Be calm, rational, and adult about it. E-mail me if you need to talk.
That's the problem Nina. I'm not calm now. I have so much to study and to do this week. This just seems like awful timing.
Thanks for the advice, it makes sense and I just need to get it done.
I'm sorry you're going through this. Awful timing. I'd love to tell you to just concentrate on studying but I know it's hard with something like that hanging on your thoughts.
You may not want to be the one to bring it up, but I think you should. It's unfair for him to leave you hanging like that.
You've got my #. Call me if you need anything ma.
Thanks Pecosa. I really need to focus. I took one exam today and now have to write up a lab report which is worth 40% of my grade. I'm not bringing it up.
Just an update, today he's acting as if all is peachy keen.

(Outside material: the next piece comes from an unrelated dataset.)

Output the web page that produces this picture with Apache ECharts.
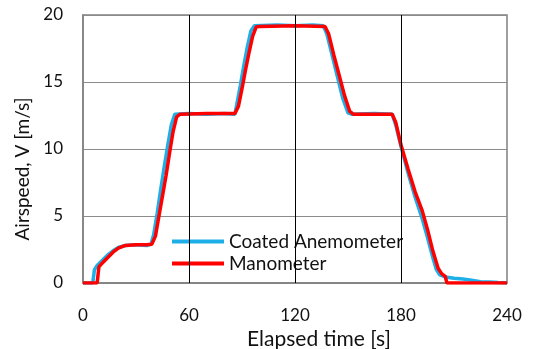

I woke up at 6am to study and I heard him get up and get ready for work. He never came into the study to say anything to me. Not until my dog ran in there all hyper then he realized I was home. He was very cordial and all. I will get to this by Thursday. I'm not as infuriated as I was Saturday and I was able to push everything back in the back burner...for now.
i don't know you enough to confidently say this but you seem pretty tough to deal with it all. but even when we are tough, it doesn't make it easier to put up with senseless crap and other's thoughtlessness. still, your ability to forge ahead with things that need to be done is a good testament of your ability to deal. and with much independence. i know you will get better with time, no matter what becomes of it all. it never helps to hear that when you are in the midst of it, but you will be even stronger & more independent in the end. i'm sorry that sometimes life has to suck along the way. and this is worse than a bad valentine's. hopefully your cheer is better and better day by day.
I have to agree with Wicked on this one. Have you had this discussion yet?